Multipath effect is often mitigated by diversity, which means using multiple frequencies, or multiple antennas.

  • An example is GNSS (GPS, Galileo, ...) where frequencies are diffracted by ionosphere, introducing a pseudorange error. Different frequencies are diffracted differently. For authorized users, the diffraction error can be quantified, and corrected by measuring at different frequencies. Similarly because reflection depends on Fresnel ellipsoids, which size is different for different frequencies, multipath can be quantified in radar.

  • The antenna diversity can be based on sophisticated technologies, the phased array antenna is a most simple one. The array is composed of tens or hundreds of small antennas. The signal they transmit or receive can be delayed individually. This allows to sense multiple wavefront planes at the same time, and identify reflected wavefronts.

MIMO approach (multiple inputs, multiple outputs) is based on both diversities. MIMO is also used for 5G cellular networks to take advantage of multipath propagation (if your WiFi access point has several external antennas, you're likely using MIMO too).

As said earlier when a wave is reflected its phase is changed, but its polarization is also affected (polarization is the plane the electric field of the EM wave lies in). Echos can be identified as resulting from an odd or even number of bounces, thus double-bounced rays can be removed.

Another technique consists in preventing waves from leaving the reflecting material. Reflection must be transformed into a refraction. Waves can be polarized in a direction parallel to the plane (p-waves) or perpendicularly to the plane (s-waves). At some angles, close to Brewster's angle, only p-waves can leave the reflecting surface, s-waves are refracted and absorbed by the material.

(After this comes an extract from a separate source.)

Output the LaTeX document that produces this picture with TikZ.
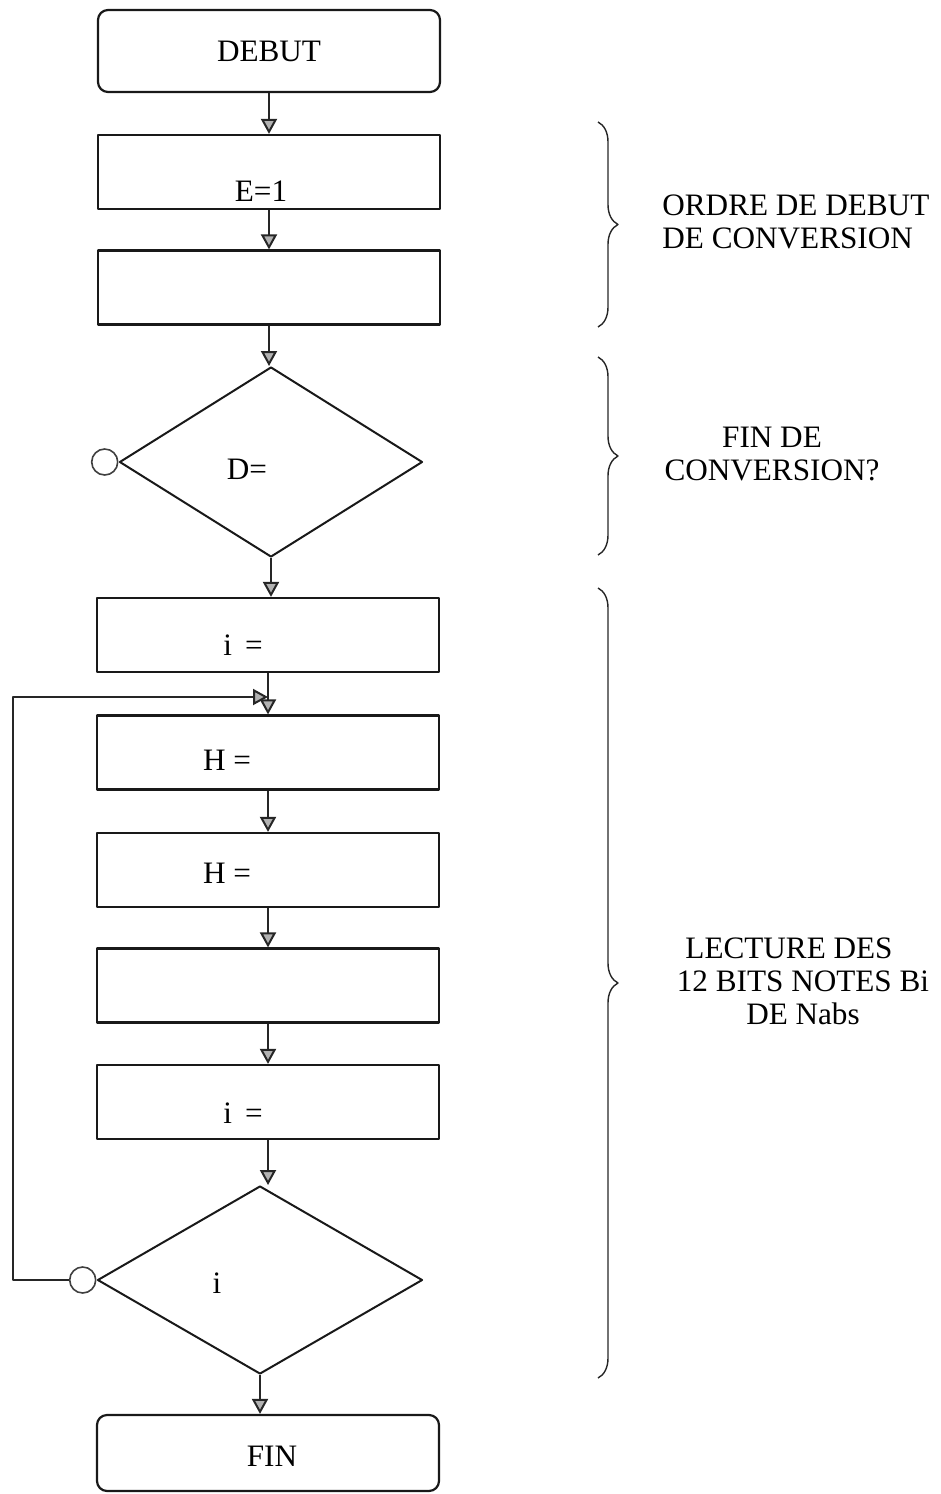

Reflection can be eliminated this way too, but this requires a specific location for the radar and the capability to create s-waves.

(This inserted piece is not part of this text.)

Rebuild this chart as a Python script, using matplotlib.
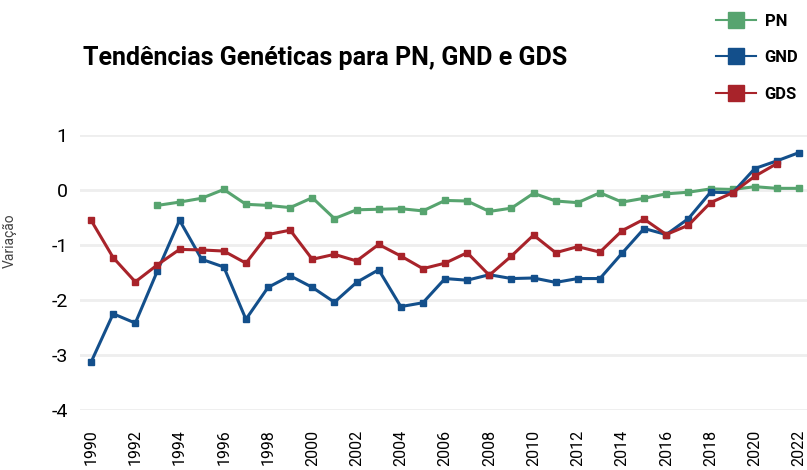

Is far-shore brightening helpful when reading the radar?

Are you needing the radar to see the shore? If so, it's helpful. Otherwise it's a distraction or just a non-issue.

Is far-shore brightening common on contemporary radar? Or has there been advancements to compensate?

Does it need to be compensated? Is it a problem? Generally speaking, the only way to compensate without using passive or synthetic aperture radar is to use multiple wavelengths. Broadband radars are not typical in civilian applications, but certainly are widely used in military applications, where they almost entirely sidestep the effects of destructive interference. Such systems are very expensive due to more complex RF paths.

Is far-shore brightening specific to aircraft radar due to the high angle relative to the ground? Or is far-shore brightening also a marine radar and land-based radar phenomenon?

It can happen anytime there's multipath propagation via paths that have similar length (within a 1/4 wavelength of each other + a small integer multiple of whole wavelengths), so it's not only not specific to aircraft radar, and it's not even specific to shores.

On a hot day, using an amateur K-band radar mounted on a tripod, you'll get "far shore brightening" of returns from cars further down the road. The hot air layer that hugs the road and causes optical illusions does the same to radar that has wavelength shorter than the thickness of the hot air layer.

If the multipath propagation has paths that differ by enough wavelengths, the target is broadened in radial direction (away from the radar), up to discrete echoes being recognizable. This usually makes the target easier to see, since there's more of it, but it's also harder to discern details obscured by such an enlarged target. It all depends on what you need from your radar image. It is rather benign in peacetime applications.

You can do passive radar experiments at home without anything special :) One can hear multipath propagation with a ceiling fan acting as a variable reflector/attenuator target, a broadcast UHF station as the radiation source, and a slightly off-tune FM radio as the receiver. It's easy to hear the frequency of the blades, and if you put a large sheet of metal nearby, you can hear the effects of interference from multipath propagation. Constructive interference makes the signal much easier to hear!